Von unserem Platz auf der Tribüne war die Perspektive etwas verzerrt. Ich dachte eher, es hat gereicht, meine Schwester neben mir eher nicht. Darum haben wir gewartet. Bis ihr Name auf der Anzeigetafel erschien und klar war: Sie hat es geschafft!
Und dann?
Dieser Moment war extrem emotional. Es ist nicht irgendeine Medaille, sondern eine bei der WM. In einer Weltsportart, wo die Leistungsdichte sehr hoch ist. Dass Mujinga dort vorne dabei ist, das ist riesig. Krass.
War Mujinga immer schon so schnell?
Sie war schon bei der Geburt die Schnellste. Sie ist die zweitälteste meiner vier Töchter. Die erste Geburt hatte ziemlich lange gedauert. Aber Mujinga war nach 20 Minuten im Spital schon auf der Welt.
Mujinga läuft schnell und spricht schnell. Was konnte sie zuerst?
Laufen! Das konnte sie schon sehr früh, mit 11 Monaten. Sprechen kam ein bisschen später. Auch, weil unser Haushalt zweisprachig, Deutsch und Französisch, ist. Aber ihre ersten Worte waren auf Deutsch.
Können Sie sich an ihre ersten sportlichen Gehversuche erinnern?
Zur Leichtathletik ist sie eher zufällig gekommen. Daheim ist sie einfach ums Haus herumgerannt, das war ihr einziges Training. Bis man sich fürs «Schnellste Berner Modi» anmelden konnte.
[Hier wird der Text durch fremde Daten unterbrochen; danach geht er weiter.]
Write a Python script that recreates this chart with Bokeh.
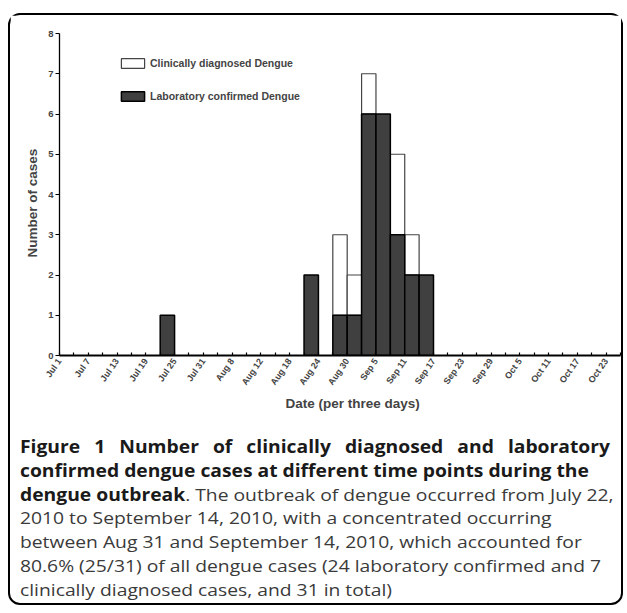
import math
from bokeh.plotting import figure
from bokeh.layouts import column
from bokeh.models import (Range1d, FixedTicker, Legend, LegendItem,
                          ColumnDataSource, Title, Div)
from bokeh.embed import file_html
from bokeh.resources import INLINE

# ---------------- data ----------------
tick_labels = ["Jul 1", "Jul 7", "Jul 13", "Jul 19", "Jul 25", "Jul 31", "Aug 8",
               "Aug 12", "Aug 18", "Aug 24", "Aug 30", "Sep 5", "Sep 11", "Sep 17",
               "Sep 23", "Sep 29", "Oct 5", "Oct 11", "Oct 17", "Oct 23"]
# 39 three-day periods; period j ends at tick j+1
lab_confirmed = [0, 0, 0, 0, 0, 0, 0, 1, 0, 0,
                 0, 0, 0, 0, 0, 0, 0, 2, 0, 1,
                 1, 6, 6, 3, 2, 2, 0, 0, 0, 0,
                 0, 0, 0, 0, 0, 0, 0, 0, 0]
clin_diagnosed = [0, 0, 0, 0, 0, 0, 0, 0, 0, 0,
                  0, 0, 0, 0, 0, 0, 0, 0, 0, 2,
                  1, 1, 0, 2, 1, 0, 0, 0, 0, 0,
                  0, 0, 0, 0, 0, 0, 0, 0, 0]
y_max = 8
n_periods = len(lab_confirmed)

caption_line1 = "Figure 1 Number of clinically diagnosed and laboratory"
caption_bold = ["confirmed dengue cases at different time points during the",
                "dengue outbreak"]
caption_rest = [". The outbreak of dengue occurred from July 22,",
                "2010 to September 14, 2010, with a concentrated occurring",
                "between Aug 31 and September 14, 2010, which accounted for",
                "80.6% (25/31) of all dengue cases (24 laboratory confirmed and 7",
                "clinically diagnosed cases, and 31 in total)"]

# ---------------- layout (page px) ----------------
BORDER = 2
X0, Y0 = 8 + BORDER, 13 + BORDER          # content origin inside the rounded box
FRAME_L, FRAME_R, FRAME_T, FRAME_B = 59, 620, 33, 355
WA, HA = 611, 400
HB = 605 - BORDER - (Y0 + HA)
AX = "Liberation Sans"

pA = figure(width=WA, height=HA, output_backend="svg", toolbar_location=None,
            x_range=Range1d(0, n_periods), y_range=Range1d(0, y_max),
            min_border_left=FRAME_L - X0, min_border_right=X0 + WA - FRAME_R,
            min_border_top=FRAME_T - Y0, min_border_bottom=Y0 + HA - FRAME_B)
pA.outline_line_color = None
pA.grid.visible = False
pA.background_fill_color = "white"
pA.border_fill_color = "white"

lab_idx = [j for j in range(n_periods) if lab_confirmed[j] > 0]
clin_idx = [j for j in range(n_periods) if clin_diagnosed[j] > 0]
src_lab = ColumnDataSource(dict(x=[j + 0.5 for j in lab_idx],
                                top=[lab_confirmed[j] for j in lab_idx]))
src_clin = ColumnDataSource(dict(x=[j + 0.5 for j in clin_idx],
                                 bottom=[lab_confirmed[j] for j in clin_idx],
                                 top=[lab_confirmed[j] + clin_diagnosed[j] for j in clin_idx]))
r_clin = pA.vbar(x="x", bottom="bottom", top="top", width=1, source=src_clin,
                 fill_color="white", line_color="#444444", line_width=1.2)
r_lab = pA.vbar(x="x", bottom=0, top="top", width=1, source=src_lab,
                fill_color="#404040", line_color="black", line_width=1.5)

xa = pA.xaxis[0]
xa.ticker = FixedTicker(ticks=list(range(0, n_periods + 1)))
xa.major_label_overrides = {k: (tick_labels[k // 2] if k % 2 == 0 else "")
                            for k in range(0, n_periods + 1)}
xa.major_tick_in = 3
xa.major_tick_out = 0
xa.minor_tick_line_color = None
xa.axis_line_width = 2
xa.major_tick_line_width = 1.2
xa.major_label_orientation = 0.96
xa.major_label_text_font = AX
xa.major_label_text_font_style = "bold"
xa.major_label_text_font_size = "9px"
xa.major_label_standoff = 4

ya = pA.yaxis[0]
ya.ticker = FixedTicker(ticks=list(range(0, y_max + 1)))
ya.major_tick_in = 0
ya.major_tick_out = 4
ya.minor_tick_line_color = None
ya.axis_line_width = 1.3
ya.major_tick_line_width = 1.2
ya.major_label_text_font = AX
ya.major_label_text_font_style = "bold"
ya.major_label_text_font_size = "9.5px"
ya.major_label_standoff = 2

pA.add_layout(Title(text="Date (per three days)", align="left", offset=226, standoff=3,
                    text_font=AX, text_font_style="bold", text_font_size="13.5px"), "below")
pA.add_layout(Title(text="Number of cases", align="left", offset=98, standoff=12,
                    text_font=AX, text_font_style="bold", text_font_size="13.5px"), "left")

legend = Legend(items=[LegendItem(label="Clinically diagnosed Dengue", renderers=[r_clin]),
                       LegendItem(label="Laboratory confirmed Dengue", renderers=[r_lab])],
                location=(59, 253), orientation="vertical",
                glyph_width=29, glyph_height=12, label_height=12, label_standoff=3,
                spacing=21, padding=0, margin=0,
                border_line_color=None, background_fill_alpha=0,
                label_text_font=AX, label_text_font_style="bold",
                label_text_font_size="10.5px")
pA.add_layout(legend, "center")

# ---------------- caption ----------------
bold_css = "font-weight:bold;color:#1a1a1a;"
line_css = ("height:23.8px;line-height:23.8px;white-space:nowrap;"
            "transform:scaleY(0.88);transform-origin:50% 50%;")
lines = [
    f'<div style="{line_css}{bold_css}text-align:justify;text-align-last:justify;">'
    f'{caption_line1}</div>',
    f'<div style="{line_css}"><span style="{bold_css}">{caption_bold[0]}</span></div>',
    f'<div style="{line_css}"><span style="{bold_css}">{caption_bold[1]}</span>'
    f'{caption_rest[0]}</div>',
] + [f'<div style="{line_css}">{t}</div>' for t in caption_rest[1:]]
html = ('<div style="font-family:\'Open Sans\',sans-serif;font-size:19.3px;'
        'color:#3a3a3a;margin:20px 0 0 10px;width:590px;">' + "".join(lines) + '</div>')
cap = Div(text=html, width=WA, height=HB, margin=0)

layout = column(pA, cap, spacing=0, margin=(13, 0, 0, 8),
                styles={"border": "2px solid black", "border-radius": "12px",
                        "background-color": "white"})

open("out.html", "w").write(file_html(layout, INLINE))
Ihre ältere Schwester Kaluanda und sie haben mitgemacht, und beide haben die Silbermedaille gewonnen. Dass sie diesen «Plämpu» bekommen hat, das hat Mujinga schon gefallen. Dann ist sie in den STB (Stadtturnverein Bern, Anm. d. Redaktion) gegangen, das Training war total spielerisch aufgebaut und hat ihr einfach Spass gemacht. Ich hätte nie gedacht, dass sie eine internationale Karriere machen könnte. Jesses Gott!
War Mujinga als Kind schon so ehrgeizig?
Sie hat zwei Seiten. Auf der einen Seite hat sie auch beim Kartenspielen sehr gerne gewonnen. Aber sie war auch ein lustiges, liebes Kind. In der Pubertät zwischenzeitlich sogar sehr scheu.
Das kann man sich heute fast nicht mehr vorstellen. Ihre Tochter hat mit ihrer offenen Art die Herzen der Schweizer längst erobert.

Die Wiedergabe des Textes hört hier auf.